**Given task**
Copy all of the material word for word, except for the pictures.

**Data**
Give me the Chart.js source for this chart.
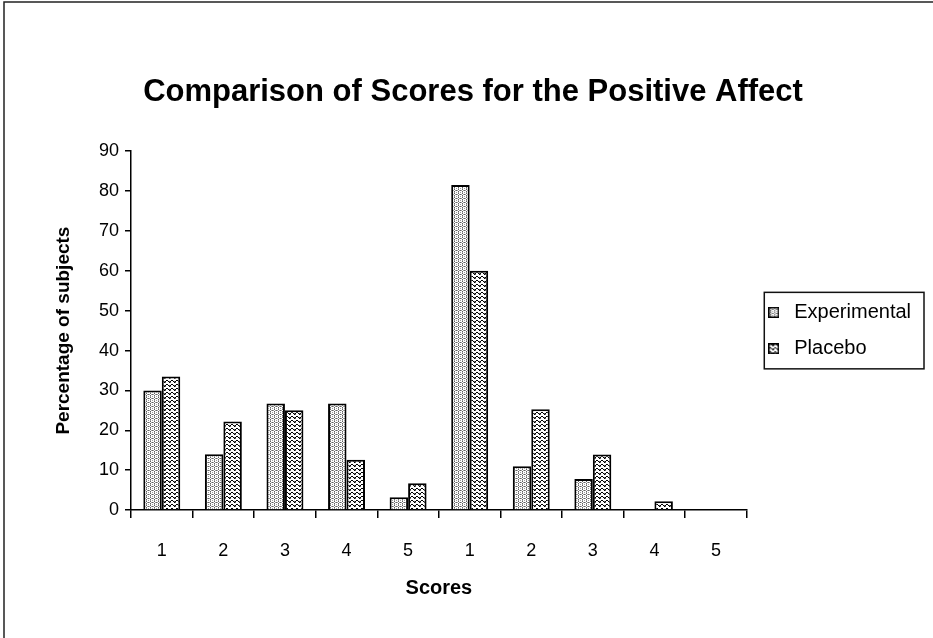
<!DOCTYPE html>
<html>
<head>
<meta charset="utf-8">
<script src="https://cdn.jsdelivr.net/npm/chart.js@4.4.1/dist/chart.umd.min.js"></script>
<style>
  html, body { margin: 0; padding: 0; background: #fff; }
  canvas { display: block; }
</style>
</head>
<body>
<canvas id="c" width="933" height="638"></canvas>
<script>
const categories = ['1', '2', '3', '4', '5', '1', '2', '3', '4', '5'];
const experimental = [30, 14, 26.7, 26.7, 3.2, 81.5, 11, 7.8, 0, 0];
const placebo = [33.5, 22.2, 25, 12.6, 6.7, 60, 25.3, 13.9, 2.2, 0];
const yTicks = [0, 10, 20, 30, 40, 50, 60, 70, 80, 90];

const FONT = '"Liberation Sans", Arial, Helvetica, sans-serif';

function makeExpTile() {
  const c = document.createElement('canvas');
  c.width = 4; c.height = 4;
  const g = c.getContext('2d');
  g.fillStyle = '#ffffff'; g.fillRect(0, 0, 4, 4);
  g.fillStyle = '#a0a0a0';
  g.fillRect(0, 0, 1, 1); g.fillRect(2, 0, 1, 1);
  g.fillRect(1, 2, 1, 1); g.fillRect(3, 2, 1, 1);
  g.fillStyle = '#606060';
  g.fillRect(2, 1, 1, 1); g.fillRect(2, 3, 1, 1);
  g.fillRect(0, 2, 1, 1);
  return c;
}
function makePlaceboTile() {
  const c = document.createElement('canvas');
  c.width = 5; c.height = 4;
  const g = c.getContext('2d');
  g.fillStyle = '#ffffff'; g.fillRect(0, 0, 5, 4);
  g.fillStyle = '#000000';
  const ys = [1, 0, 0, 1, 2];
  for (let x = 0; x < 5; x++) g.fillRect(x, ys[x], 1, 1);
  g.fillStyle = '#666666';
  g.fillRect(4, 1, 1, 1); g.fillRect(0, 2, 1, 1);
  return c;
}

const ctxTmp = document.createElement('canvas').getContext('2d');
const expPattern = ctxTmp.createPattern(makeExpTile(), 'repeat');
const plaPattern = ctxTmp.createPattern(makePlaceboTile(), 'repeat');

function makeIcon(pattern) {
  const c = document.createElement('canvas');
  c.width = 11; c.height = 11;
  const g = c.getContext('2d');
  g.fillStyle = pattern;
  g.fillRect(0, 0, 11, 11);
  g.strokeStyle = '#000';
  g.lineWidth = 1.5;
  g.strokeRect(0.75, 0.75, 9.5, 9.5);
  return c;
}
const expIcon = makeIcon(expPattern);
const plaIcon = makeIcon(plaPattern);

const frame = {
  id: 'frame',
  beforeDraw(chart) {
    const ctx = chart.ctx;
    ctx.save();
    ctx.fillStyle = '#fff';
    ctx.fillRect(0, 0, chart.width, chart.height);
    ctx.strokeStyle = '#222';
    ctx.lineWidth = 1.5;
    ctx.beginPath();
    ctx.moveTo(4, chart.height);
    ctx.lineTo(4, 2);
    ctx.lineTo(chart.width, 2);
    ctx.stroke();
    ctx.restore();
  }
};

const legendBorder = {
  id: 'legendBorder',
  afterDraw(chart) {
    const lg = chart.legend;
    if (!lg || !lg.legendHitBoxes || !lg.legendHitBoxes.length) return;
    const hb = lg.legendHitBoxes;
    let l = Infinity, t = Infinity, r = -Infinity, b = -Infinity;
    hb.forEach(h => {
      l = Math.min(l, h.left); t = Math.min(t, h.top);
      r = Math.max(r, h.left + h.width); b = Math.max(b, h.top + h.height);
    });
    const ctx = chart.ctx;
    ctx.save();
    ctx.strokeStyle = '#111';
    ctx.lineWidth = 1.5;
    ctx.strokeRect(l + 1, t - 10, (r - l) + 12, (b - t) + 20);
    ctx.restore();
  }
};

Chart.defaults.color = '#000';
Chart.defaults.font.family = FONT;

new Chart(document.getElementById('c'), {
  type: 'bar',
  data: {
    labels: categories,
    datasets: [
      {
        label: 'Experimental',
        data: experimental,
        backgroundColor: expPattern,
        borderColor: '#000',
        borderWidth: 2,
        borderSkipped: 'bottom',
        categoryPercentage: 0.6,
        barPercentage: 1.0
      },
      {
        label: 'Placebo',
        data: placebo,
        backgroundColor: plaPattern,
        borderColor: '#000',
        borderWidth: 2,
        borderSkipped: 'bottom',
        categoryPercentage: 0.6,
        barPercentage: 1.0
      }
    ]
  },
  options: {
    responsive: false,
    animation: false,
    devicePixelRatio: 1,
    layout: { padding: { left: 25, right: 12, top: 0, bottom: 0 } },
    plugins: {
      title: {
        display: true,
        text: 'Comparison of Scores for the Positive Affect',
        font: { size: 31, weight: 'bold', family: FONT },
        color: '#000',
        padding: { top: 74, bottom: 40 }
      },
      legend: {
        position: 'right',
        fullSize: false,
        align: 'center',
        labels: {
          usePointStyle: true,
          pointStyleWidth: 21,
          boxHeight: 11,
          padding: 16.5,
          font: { size: 20, family: FONT },
          color: '#000',
          generateLabels(chart) {
            const icons = [expIcon, plaIcon];
            return chart.data.datasets.map((ds, i) => ({
              text: ds.label,
              pointStyle: icons[i],
              fillStyle: ds.backgroundColor,
              strokeStyle: '#000',
              lineWidth: 1.5,
              hidden: false,
              datasetIndex: i
            }));
          }
        }
      },
      tooltip: { enabled: false }
    },
    scales: {
      x: {
        offset: true,
        grid: {
          offset: true,
          drawOnChartArea: false,
          drawTicks: true,
          tickLength: 8,
          color: '#000',
          lineWidth: 1.5
        },
        border: { display: true, color: '#000', width: 1.5 },
        ticks: {
          font: { size: 18, family: FONT },
          color: '#000',
          padding: 22,
          maxRotation: 0
        },
        title: {
          display: true,
          text: 'Scores',
          font: { size: 20, weight: 'bold', family: FONT },
          color: '#000',
          padding: { top: 0, bottom: 38 }
        },
        afterFit(scale) { scale.height = 128; }
      },
      y: {
        min: 0,
        max: 90,
        afterBuildTicks(scale) { scale.ticks = yTicks.map(v => ({ value: v })); },
        grid: {
          drawOnChartArea: false,
          drawTicks: true,
          tickLength: 6,
          color: '#000',
          lineWidth: 1.5
        },
        border: { display: true, color: '#000', width: 1.5 },
        ticks: {
          font: { size: 18, family: FONT },
          color: '#000',
          padding: 6
        },
        title: {
          display: true,
          text: 'Percentage of subjects',
          font: { size: 19, weight: 'bold', family: FONT },
          color: '#000',
          padding: { top: 27, bottom: 0 }
        },
        afterFit(scale) { scale.width = 106; }
      }
    }
  },
  plugins: [frame, legendBorder]
});
</script>
</body>
</html>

**Answer to the task**
Give me the Chart.js source for this chart.
<!DOCTYPE html>
<html>
<head>
<meta charset="utf-8">
<script src="https://cdn.jsdelivr.net/npm/chart.js@4.4.1/dist/chart.umd.min.js"></script>
<style>
  html, body { margin: 0; padding: 0; background: #fff; }
  canvas { display: block; }
</style>
</head>
<body>
<canvas id="c" width="933" height="638"></canvas>
<script>
const categories = ['1', '2', '3', '4', '5', '1', '2', '3', '4', '5'];
const experimental = [30, 14, 26.7, 26.7, 3.2, 81.5, 11, 7.8, 0, 0];
const placebo = [33.5, 22.2, 25, 12.6, 6.7, 60, 25.3, 13.9, 2.2, 0];
const yTicks = [0, 10, 20, 30, 40, 50, 60, 70, 80, 90];

const FONT = '"Liberation Sans", Arial, Helvetica, sans-serif';

function makeExpTile() {
  const c = document.createElement('canvas');
  c.width = 4; c.height = 4;
  const g = c.getContext('2d');
  g.fillStyle = '#ffffff'; g.fillRect(0, 0, 4, 4);
  g.fillStyle = '#a0a0a0';
  g.fillRect(0, 0, 1, 1); g.fillRect(2, 0, 1, 1);
  g.fillRect(1, 2, 1, 1); g.fillRect(3, 2, 1, 1);
  g.fillStyle = '#606060';
  g.fillRect(2, 1, 1, 1); g.fillRect(2, 3, 1, 1);
  g.fillRect(0, 2, 1, 1);
  return c;
}
function makePlaceboTile() {
  const c = document.createElement('canvas');
  c.width = 5; c.height = 4;
  const g = c.getContext('2d');
  g.fillStyle = '#ffffff'; g.fillRect(0, 0, 5, 4);
  g.fillStyle = '#000000';
  const ys = [1, 0, 0, 1, 2];
  for (let x = 0; x < 5; x++) g.fillRect(x, ys[x], 1, 1);
  g.fillStyle = '#666666';
  g.fillRect(4, 1, 1, 1); g.fillRect(0, 2, 1, 1);
  return c;
}

const ctxTmp = document.createElement('canvas').getContext('2d');
const expPattern = ctxTmp.createPattern(makeExpTile(), 'repeat');
const plaPattern = ctxTmp.createPattern(makePlaceboTile(), 'repeat');

function makeIcon(pattern) {
  const c = document.createElement('canvas');
  c.width = 11; c.height = 11;
  const g = c.getContext('2d');
  g.fillStyle = pattern;
  g.fillRect(0, 0, 11, 11);
  g.strokeStyle = '#000';
  g.lineWidth = 1.5;
  g.strokeRect(0.75, 0.75, 9.5, 9.5);
  return c;
}
const expIcon = makeIcon(expPattern);
const plaIcon = makeIcon(plaPattern);

const frame = {
  id: 'frame',
  beforeDraw(chart) {
    const ctx = chart.ctx;
    ctx.save();
    ctx.fillStyle = '#fff';
    ctx.fillRect(0, 0, chart.width, chart.height);
    ctx.strokeStyle = '#222';
    ctx.lineWidth = 1.5;
    ctx.beginPath();
    ctx.moveTo(4, chart.height);
    ctx.lineTo(4, 2);
    ctx.lineTo(chart.width, 2);
    ctx.stroke();
    ctx.restore();
  }
};

const legendBorder = {
  id: 'legendBorder',
  afterDraw(chart) {
    const lg = chart.legend;
    if (!lg || !lg.legendHitBoxes || !lg.legendHitBoxes.length) return;
    const hb = lg.legendHitBoxes;
    let l = Infinity, t = Infinity, r = -Infinity, b = -Infinity;
    hb.forEach(h => {
      l = Math.min(l, h.left); t = Math.min(t, h.top);
      r = Math.max(r, h.left + h.width); b = Math.max(b, h.top + h.height);
    });
    const ctx = chart.ctx;
    ctx.save();
    ctx.strokeStyle = '#111';
    ctx.lineWidth = 1.5;
    ctx.strokeRect(l + 1, t - 10, (r - l) + 12, (b - t) + 20);
    ctx.restore();
  }
};

Chart.defaults.color = '#000';
Chart.defaults.font.family = FONT;

new Chart(document.getElementById('c'), {
  type: 'bar',
  data: {
    labels: categories,
    datasets: [
      {
        label: 'Experimental',
        data: experimental,
        backgroundColor: expPattern,
        borderColor: '#000',
        borderWidth: 2,
        borderSkipped: 'bottom',
        categoryPercentage: 0.6,
        barPercentage: 1.0
      },
      {
        label: 'Placebo',
        data: placebo,
        backgroundColor: plaPattern,
        borderColor: '#000',
        borderWidth: 2,
        borderSkipped: 'bottom',
        categoryPercentage: 0.6,
        barPercentage: 1.0
      }
    ]
  },
  options: {
    responsive: false,
    animation: false,
    devicePixelRatio: 1,
    layout: { padding: { left: 25, right: 12, top: 0, bottom: 0 } },
    plugins: {
      title: {
        display: true,
        text: 'Comparison of Scores for the Positive Affect',
        font: { size: 31, weight: 'bold', family: FONT },
        color: '#000',
        padding: { top: 74, bottom: 40 }
      },
      legend: {
        position: 'right',
        fullSize: false,
        align: 'center',
        labels: {
          usePointStyle: true,
          pointStyleWidth: 21,
          boxHeight: 11,
          padding: 16.5,
          font: { size: 20, family: FONT },
          color: '#000',
          generateLabels(chart) {
            const icons = [expIcon, plaIcon];
            return chart.data.datasets.map((ds, i) => ({
              text: ds.label,
              pointStyle: icons[i],
              fillStyle: ds.backgroundColor,
              strokeStyle: '#000',
              lineWidth: 1.5,
              hidden: false,
              datasetIndex: i
            }));
          }
        }
      },
      tooltip: { enabled: false }
    },
    scales: {
      x: {
        offset: true,
        grid: {
          offset: true,
          drawOnChartArea: false,
          drawTicks: true,
          tickLength: 8,
          color: '#000',
          lineWidth: 1.5
        },
        border: { display: true, color: '#000', width: 1.5 },
        ticks: {
          font: { size: 18, family: FONT },
          color: '#000',
          padding: 22,
          maxRotation: 0
        },
        title: {
          display: true,
          text: 'Scores',
          font: { size: 20, weight: 'bold', family: FONT },
          color: '#000',
          padding: { top: 0, bottom: 38 }
        },
        afterFit(scale) { scale.height = 128; }
      },
      y: {
        min: 0,
        max: 90,
        afterBuildTicks(scale) { scale.ticks = yTicks.map(v => ({ value: v })); },
        grid: {
          drawOnChartArea: false,
          drawTicks: true,
          tickLength: 6,
          color: '#000',
          lineWidth: 1.5
        },
        border: { display: true, color: '#000', width: 1.5 },
        ticks: {
          font: { size: 18, family: FONT },
          color: '#000',
          padding: 6
        },
        title: {
          display: true,
          text: 'Percentage of subjects',
          font: { size: 19, weight: 'bold', family: FONT },
          color: '#000',
          padding: { top: 27, bottom: 0 }
        },
        afterFit(scale) { scale.width = 106; }
      }
    }
  },
  plugins: [frame, legendBorder]
});
</script>
</body>
</html>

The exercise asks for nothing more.